OpenLB
Open Library of Bioscience

We have previously shown that V79 multicell spheroids are resistant to the anthracenedione mitoxantrone (1). In this paper we demonstrate that this resistance is not solely due to restricted drug penetration into the spheroid, but also to an altered intrinsic resistance of the cells when grown as a three-dimensional structure. We have studied the uptake and toxicity of mitoxantrone in V79-OCF4 monolayers, 100 micron spheroids, 650 micron spheroids, and outer and inner cells of 650 micron spheroids. The LD90 for cells exposed as monolayers to mitoxantrone for two hours was 0.016 microgram/ml, 0.055 microgram/ml for 100 micron spheroids, 1.5 micrograms/ml for outer spheroid cells and 6.2 micrograms/ml for inner spheroid cells. Uptake of [14C]mitoxantrone was linear for all populations with no plateau up to the highest doses used. The uptake of drug required to kill 90% of the cells in a population (UP90) of monolayers was 3.7 ng/10(6) cells, 10.7 ng/10(6) cells for 100 micron spheroids, 169 ng/10(6) cells for outer spheroid cells, and 146 ng/10(6) cells for inner spheroid cells. The relative resistance of spheroids compared to monolayers, based on drug concentration in the medium, was 3.4 for small spheroids, 92 for outer cells, and 390 for inner cells.

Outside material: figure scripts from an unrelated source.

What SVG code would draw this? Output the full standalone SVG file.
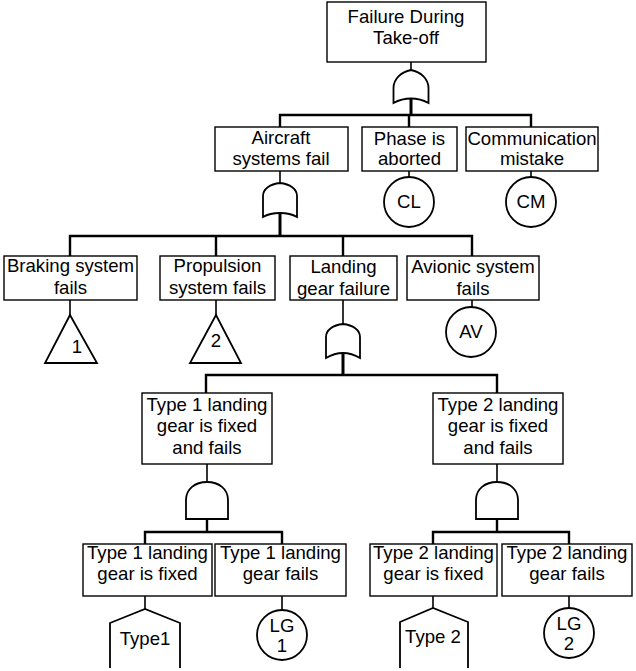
<svg xmlns="http://www.w3.org/2000/svg" width="636" height="671" viewBox="0 0 636 671">
<style>
.box{fill:#fff;stroke:#000;stroke-width:1.4}
.ev{fill:#fff;stroke:#000;stroke-width:1.8}
.gate{fill:#fff;stroke:#000;stroke-width:1.8}
.t{font-family:"Liberation Sans",Arial,sans-serif;font-size:18.6px;fill:#000;text-anchor:middle}
.c{fill:none;stroke:#000;stroke-width:2.4}
.thin{fill:none;stroke:#000;stroke-width:1.6}
.thick{fill:none;stroke:#000;stroke-width:3}
</style>
<rect width="636" height="671" fill="#fff"/>
<g id="connectors">
<path class="thin" d="M411,62V71"/>
<path class="thick" d="M411,99V115"/>
<path class="c" d="M280,127V115H531V127M409,115V127"/>
<path class="thin" d="M280,171V183"/>
<path class="thick" d="M280,213V236"/>
<path class="c" d="M70,256V236H472V256M216,236V256M343,236V256"/>
<path class="thin" d="M343,300V324"/>
<path class="thick" d="M343,353V375"/>
<path class="c" d="M206,393V375H497V393"/>
<path class="thin" d="M207,464V482"/>
<path class="thin" d="M497,464V482"/>
<path class="c" d="M207,519V532M145,544V532H282V544"/>
<path class="c" d="M497,519V532M433,544V532H569V544"/>
<path class="thin" d="M409,171V177M531,171V177M472,300V307M70,300V315M216,300V315M145,596V609M282,596V610M433,596V608M569,596V608"/>
</g>
<g id="top">
<rect class="box" x="327" y="2" width="159" height="60"/>
<text class="t" x="406" y="23">Failure During</text>
<text class="t" x="406" y="44">Take-off</text>
</g>
<g id="or-top">
<path class="gate" d="M393.5,103V88C393.5,79 401,72 411,70C421,72 428.5,79 428.5,88V103C423,100 417,98.5 411,98.5C405,98.5 399,100 393.5,103Z"/>
</g>
<g id="aircraft">
<rect class="box" x="215" y="127" width="133" height="44"/>
<text class="t" x="281" y="144">Aircraft</text>
<text class="t" x="281" y="165">systems fail</text>
</g>
<g id="or-aircraft">
<path class="gate" d="M263,217V196C263,189 270,184 280,183C290,184 297,189 297,196V217C292,214 286,213 280,213C274,213 268,214 263,217Z"/>
</g>
<g id="phase">
<rect class="box" x="362" y="127" width="95" height="44"/>
<text class="t" x="409.5" y="145">Phase is</text>
<text class="t" x="409.5" y="165">aborted</text>
</g>
<g id="cl">
<circle class="ev" cx="409" cy="202" r="25"/>
<text class="t" x="409" y="208">CL</text>
</g>
<g id="comm">
<rect class="box" x="466" y="127" width="132" height="44"/>
<text class="t" x="532" y="145">Communication</text>
<text class="t" x="532" y="165">mistake</text>
</g>
<g id="cm">
<circle class="ev" cx="531" cy="202" r="25"/>
<text class="t" x="531" y="208">CM</text>
</g>
<g id="braking">
<rect class="box" x="4" y="256" width="133" height="44"/>
<text class="t" x="70.5" y="272">Braking system</text>
<text class="t" x="70.5" y="294">fails</text>
</g>
<g id="tri1">
<path class="ev" d="M70,315L97,363H45Z"/>
<text class="t" x="77" y="353">1</text>
</g>
<g id="propulsion">
<rect class="box" x="160" y="256" width="115" height="44"/>
<text class="t" x="217.5" y="272">Propulsion</text>
<text class="t" x="217.5" y="294">system fails</text>
</g>
<g id="tri2">
<path class="ev" d="M216,315L241,363H190Z"/>
<text class="t" x="216" y="347">2</text>
</g>
<g id="landing">
<rect class="box" x="290" y="256" width="107" height="44"/>
<text class="t" x="343.5" y="273">Landing</text>
<text class="t" x="343.5" y="295">gear failure</text>
</g>
<g id="or-landing">
<path class="gate" d="M326,358V337C326,330 333,325 343,324C353,325 360,330 360,337V358C355,355 349,353 343,353C337,353 331,355 326,358Z"/>
</g>
<g id="avionic">
<rect class="box" x="407" y="256" width="132" height="44"/>
<text class="t" x="473" y="273">Avionic system</text>
<text class="t" x="473" y="295">fails</text>
</g>
<g id="av">
<circle class="ev" cx="471" cy="332" r="25"/>
<text class="t" x="471" y="338">AV</text>
</g>
<g id="type1ff">
<rect class="box" x="142" y="393" width="130" height="71"/>
<text class="t" x="207" y="411">Type 1 landing</text>
<text class="t" x="207" y="432">gear is fixed</text>
<text class="t" x="207" y="454">and fails</text>
</g>
<g id="and1">
<path class="gate" d="M186,519V500C186,489 195,482 207,482C219,482 228,489 228,500V519Z"/>
</g>
<g id="type2ff">
<rect class="box" x="433" y="393" width="130" height="71"/>
<text class="t" x="498" y="411">Type 2 landing</text>
<text class="t" x="498" y="432">gear is fixed</text>
<text class="t" x="498" y="454">and fails</text>
</g>
<g id="and2">
<path class="gate" d="M476,519V500C476,489 485,482 497,482C509,482 518,489 518,500V519Z"/>
</g>
<g id="type1fixed">
<rect class="box" x="83" y="544" width="129" height="52"/>
<text class="t" x="147.5" y="559">Type 1 landing</text>
<text class="t" x="147.5" y="580">gear is fixed</text>
</g>
<g id="house1">
<path class="ev" d="M110,668V623L145,609L180,623V668"/>
<text class="t" x="145" y="645">Type1</text>
</g>
<g id="type1fails">
<rect class="box" x="215" y="544" width="131" height="52"/>
<text class="t" x="280.5" y="559">Type 1 landing</text>
<text class="t" x="280.5" y="580">gear fails</text>
</g>
<g id="lg1">
<circle class="ev" cx="282" cy="635" r="25"/>
<text class="t" x="282" y="632">LG</text>
<text class="t" x="282" y="652">1</text>
</g>
<g id="type2fixed">
<rect class="box" x="370" y="544" width="127" height="52"/>
<text class="t" x="433.5" y="559">Type 2 landing</text>
<text class="t" x="433.5" y="580">gear is fixed</text>
</g>
<g id="house2">
<path class="ev" d="M400,668V622L433,608L468,622V668"/>
<text class="t" x="433" y="643">Type 2</text>
</g>
<g id="type2fails">
<rect class="box" x="502" y="544" width="130" height="52"/>
<text class="t" x="567" y="559">Type 2 landing</text>
<text class="t" x="567" y="580">gear fails</text>
</g>
<g id="lg2">
<circle class="ev" cx="569" cy="633" r="25"/>
<text class="t" x="569" y="630">LG</text>
<text class="t" x="569" y="650">2</text>
</g>
</svg>
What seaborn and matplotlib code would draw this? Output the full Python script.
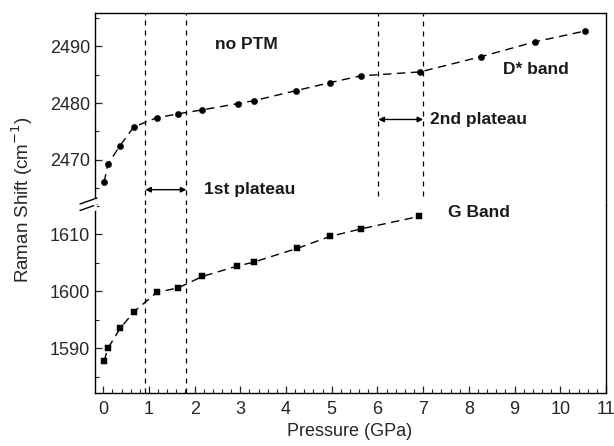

When cell survival was normalized to drug uptake, the relative resistance of spheroids to monolayers was 2.9 for small spheroids, 46 for outer cells and 40 for inner cells of large spheroids. The data demonstrate that the resistance of multicell spheroids to mitoxantrone is not solely due to restricted drug penetration into the cell aggregate but is also due to a spheroid-induced altered intrinsic resistance of the V79 cells.